City Hall: Parks and Rec Heroes Call for an Increase to Parks’ Budget

A rally outside City Hall called for an additional $8 million for the City of Philadelphia’s Parks and Recreation budget.

Amid ongoing City budget hearings, the advocacy group Parks and Rec Heroes hosted a rally outside City Hall to advocate for increased spending on Philadelphia’s Parks and Recreation department on Thursday, April 21. 

“The mayor’s budget right now does not have enough to even maintain the parks at the level they’re at right now,” Lula Defersha, Parks and Rec Heroes campaign director, said. 

Parks and Rec Heroes is advocating for an $8 million increase to the Parks budget to fund trash cleanups, employee wages, and install improvements to some of the city’s most neglected parks. 

“Our parks are far from perfect, so trying to make all these changes and improvements without the necessary resources will be really difficult,” Defersha said. 

Philadelphia’s 120 recreation centers currently employ less than 300 people. Parks and Rec Heroes are asking for that more money be spent on finishing needed renovations and hiring new workers to patrol and clean the parks.

“If we don’t get this funding, the parks will continue to be dangerous places that Philadelphians avoid rather than actually use,” Defersha said.

Philadelphia City Councilmember Jamie Gauthier and Register of Wills Tracy Gordon both attended the event and spoke in support of increasing funding for Parks and Recreation. 

Councilmember Jamie Gauthier spoke on the role parks play in communities. (Jefferson Schoemer/PN)

“Right now, Philadelphia is in the middle of one of the worst epidemics of gun violence we’ve seen,” Gordon said. “It’s not a coincidence that we keep cutting the Parks and Rec budget, cutting the Free Library budget, cutting the Arts and Culture budget, and that we’re seeing this enormous spike in violence at the exact same time.”

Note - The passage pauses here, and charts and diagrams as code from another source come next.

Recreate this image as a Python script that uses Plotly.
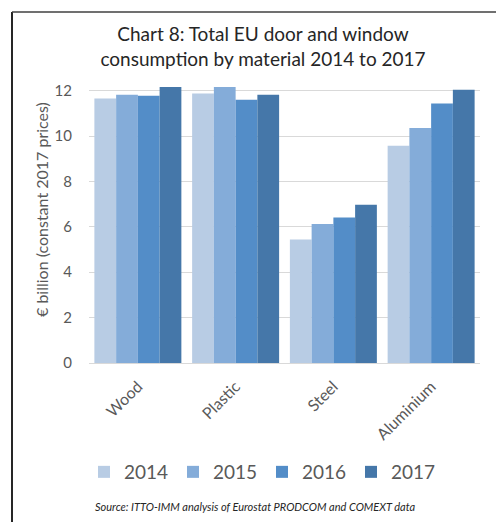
import plotly.graph_objects as go

categories = ["Wood", "Plastic", "Steel", "Aluminium"]
years = ["2014", "2015", "2016", "2017"]
v2014 = [11.66, 11.88, 5.44, 9.57]
v2015 = [11.82, 12.16, 6.12, 10.35]
v2016 = [11.78, 11.60, 6.41, 11.43]
v2017 = [12.16, 11.82, 6.97, 12.04]
series = [v2014, v2015, v2016, v2017]
colors = ["#B8CCE4", "#84ACD9", "#538DC8", "#4577A9"]
y_ticks = [0, 2, 4, 6, 8, 10, 12]

W, H = 496, 522
L, R, T, B = 89, 16, 85, 159
pw, ph = W - L - R, H - T - B

fig = go.Figure()
for yr, vals, c in zip(years, series, colors):
    fig.add_trace(go.Bar(x=categories, y=vals, name=yr, marker=dict(color=c, line=dict(width=0))))

def px2paper(x, y):
    return (x - L) / pw, (H - B - y) / ph

x0, y0 = px2paper(12, 12)
x1, y1 = px2paper(496, 522)

fig.update_layout(
    width=W, height=H,
    margin=dict(l=L, r=R, t=T, b=B, autoexpand=False),
    paper_bgcolor="white", plot_bgcolor="white",
    font=dict(family="Lato, Open Sans, sans-serif", color="#595959"),
    barmode="group", bargap=0.11, bargroupgap=0,
    title=dict(text="Chart 8: Total EU door and window<br>consumption by material 2014 to 2017",
               x=(263) / W, xanchor="center", y=1 - 41 / H, yanchor="top",
               font=dict(size=19, color="#262626")),
    xaxis=dict(tickangle=-45, tickfont=dict(size=16, color="#595959"), showline=True,
               linecolor="#D9D9D9", linewidth=1, ticks="", automargin=False, ticklabelstandoff=7),
    yaxis=dict(range=[0, 12.25], tickvals=y_ticks, tickfont=dict(size=15, color="#595959"),
               showgrid=True, gridcolor="#D9D9D9", gridwidth=1, zeroline=False,
               ticklabelstandoff=16, automargin=False),
    legend=dict(orientation="h", x=(262 - L) / pw, xanchor="center", y=px2paper(0, 472)[1], yanchor="middle",
                font=dict(size=19, color="#595959"), itemwidth=30, traceorder="normal",
                entrywidth=44, entrywidthmode="pixels"),
    showlegend=True,
)

yx, yy = px2paper(41, 210)
fig.add_annotation(text="€ billion (constant 2017 prices)", textangle=-90,
                   xref="paper", yref="paper", x=yx, y=yy, showarrow=False,
                   font=dict(size=16, color="#595959"), xanchor="center", yanchor="middle")

fig.add_annotation(text="<i>Source: ITTO-IMM analysis of Eurostat PRODCOM and COMEXT data</i>",
                   xref="paper", yref="paper", x=(255 - L) / pw, y=px2paper(0, 507)[1],
                   showarrow=False, font=dict(size=11, color="#262626"), xanchor="center", yanchor="middle")

fig.add_shape(type="line", xref="paper", yref="paper", x0=x0, y0=y0, x1=x0, y1=y1,
              line=dict(color="#262626", width=2))
fig.add_shape(type="line", xref="paper", yref="paper", x0=x0, y0=y0, x1=x1, y1=y0,
              line=dict(color="#404040", width=1.5))

fig.write_html("out.html", config={"displayModeBar": False},
               post_script="document.body.style.margin='0';document.body.style.overflow='hidden';")
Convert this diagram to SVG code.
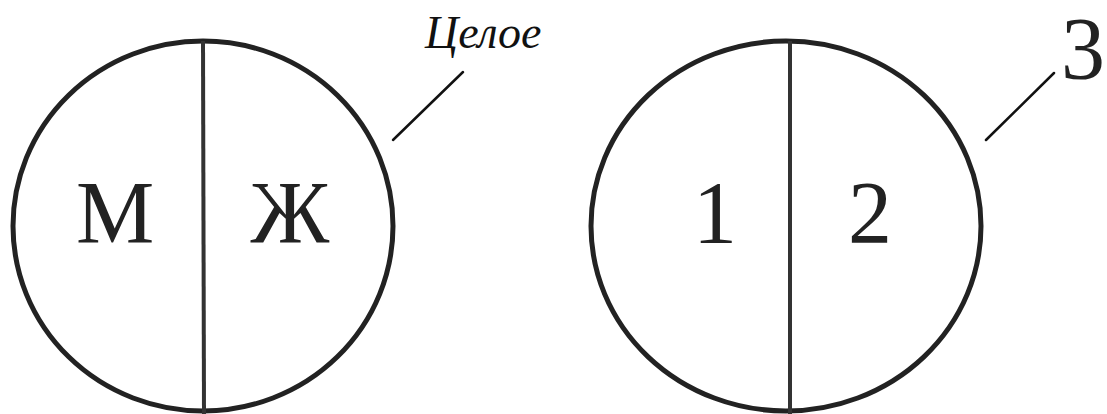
<svg xmlns="http://www.w3.org/2000/svg" width="1107" height="414" viewBox="0 0 1107 414">
<style>
.ring{fill:none;stroke:#222;stroke-width:5}
.div{stroke:#333;stroke-width:4}
.lead{stroke:#111;stroke-width:2.5;stroke-linecap:round}
.lbl{font-family:"Liberation Serif",serif;font-size:88px;fill:#222;text-anchor:middle}
.cap{font-family:"Liberation Serif",serif;font-style:italic;font-size:46px;fill:#111}
</style>
<rect width="1107" height="414" fill="#fff"/>
<g id="whole">
<ellipse class="ring" cx="203" cy="226" rx="190" ry="185"/>
<line class="div" x1="203" y1="41" x2="204" y2="414"/>
<text class="lbl" x="115" y="242">М</text>
<text class="lbl" x="290" y="242">Ж</text>
</g>
<g id="parts">
<ellipse class="ring" cx="786" cy="226" rx="195" ry="185"/>
<line class="div" x1="790" y1="41" x2="790" y2="414"/>
<text class="lbl" x="715" y="242">1</text>
<text class="lbl" x="870" y="242">2</text>
</g>
<g id="label-whole"><text class="cap" x="425" y="48">Целое</text></g>
<g id="label-3"><text class="lbl" x="1105" y="78" font-size="90" style="text-anchor:end">3</text></g>
<g id="connectors">
<line class="lead" x1="393" y1="140" x2="463" y2="72"/>
<line class="lead" x1="986" y1="140" x2="1054" y2="73"/>
</g>
</svg>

Clean and convenient parks are essential to creating a tight-knit community in urban areas, she said, but the conditions in Philadelphia’s parks are not uniform across all the city’s parks. 

“We have parks like Franklin Square, where it’s really nice and we have all these amenities, but who lives around there?” Felix Schafroth-Doty, a volunteer with Parks and Rec Heroes and son of the organization’s executive director, said. “That park is basically a tourist attraction, and the parks where kids live and want to go outside are dirty and barren.” 

Residents and parks staff who attended the rally spoke about the conditions at parks and recreation centers in more peripheral neighborhoods. 

“I work in North Philadelphia, helping out at Rivera Rec Center and Mann Older Adult Center, which is in the middle of a rebuild project,” Sierra Cuellar, a member of Latino community organization HACE CDC, said “We really need this funding to make sure that the park gets all of the renovations we need and has money to fund park staff.”

Parks and Recreation executive director Alex Doty addresses the gathered crowd. (Jefferson Schoemer/PN)

Citizens and leaders often don’t think about who all uses parks, said Jeremy Chen, a block captain in North Philadelphia. Some neighbors see even well-kept parks as areas that inevitably attract drug activity or homeless people. 

“A lot of people view the homeless or addicted as a nuisance and they don’t want those people to be around all the time,” Chen said. “But these vulnerable people also need a place where they can feel safe, and parks are really the only place where people are allowed to be out in public without spending money.” 

In her speech to the crowd, Gordon argued that great cities have governments that care for public spaces like parks. 

“Go to New York, and you will see there’s grass, trees, a playground, a basketball court in every park, outside every school,” Gordon said. “But here, all our parks and schools have is concrete.”